At the time of the communist regime, when Fydrych was called upon to fulfill his military service obligation, he appeared before the army commission dressed in a uniform of a major. Unwilling to enter the army, he pretended the opposite, simulating madness. Asked to use an appropriate tone in regard to his superiors, Fydrych began addressing his interlocutors per "colonel," at the same time describing himself as a "major," a nickname which remained with him ever since.

Recent activities[edit]

Fydrych, alongside a group of students, participated in the Orange Revolution in Ukraine organizing events in Poland and Ukraine. He and the students made in the streets an "Orange Scarf" of support for the revolution. This scarf was started in Warsaw by one of the icons of the Orange Revolution - famous Ukrainian singer Ruslana Lyzhichko. On the night of the "Orange Victory," the 15-meter long scarf was handed by Lyzhichko to President Yushchenko as one of the main symbols of the brotherhood between Ukraine and Poland.

In 2002, Fydrych presented himself in elections to the post of the Mayor of the City of Warsaw. He also ran for mayor of Warsaw in 2006 elections, gaining 2914 votes (0,41%). His organization was Dolts and Dwarves (Gamonie i krasnoludki).

In 2012, Fydrych received Ph.D. in Fine Arts from the Academy of Fine Arts in Warsaw, Poland after defending his thesis "Happening as the integrating and healing operation transforming art and reality" written under supervision of Professor Stanisław Wieczorek.

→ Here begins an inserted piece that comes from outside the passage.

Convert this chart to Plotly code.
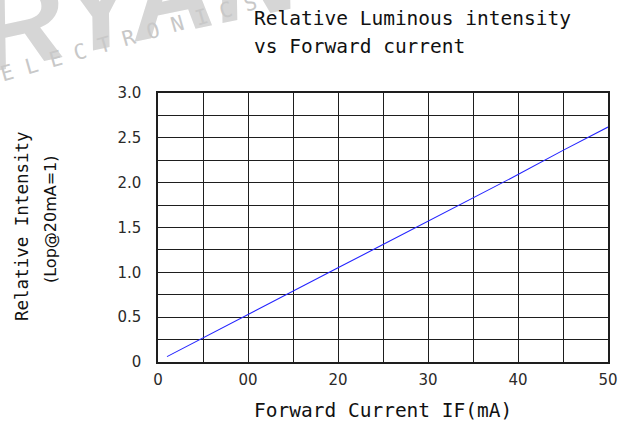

In 2013, Major Fydrych and his dwarf graffiti were featured in Brad Finger’s book „Surrealism - 50 Works of Art You Should Know” published by PRESTEL Publishing along with works of such great artists as Artaud, Duchamp, Buñuel, Dali and Picasso.

Honors and awards[edit]



  • "In Poland there are only three places when you can feel free: in churches, but only for the meditations, in prisons, but not everyone can go to prison, and on the streets - they are the freest places."
  • "The Western World will find out much more about the situation in Poland from hearing that I was put to jail for giving tampons to a woman, than from reading the books and articles written by other people from the opposition."
  • "Can you treat a police officer seriously, when he is asking you the question: 'Why did you participate in an illegal meeting of dwarfs?"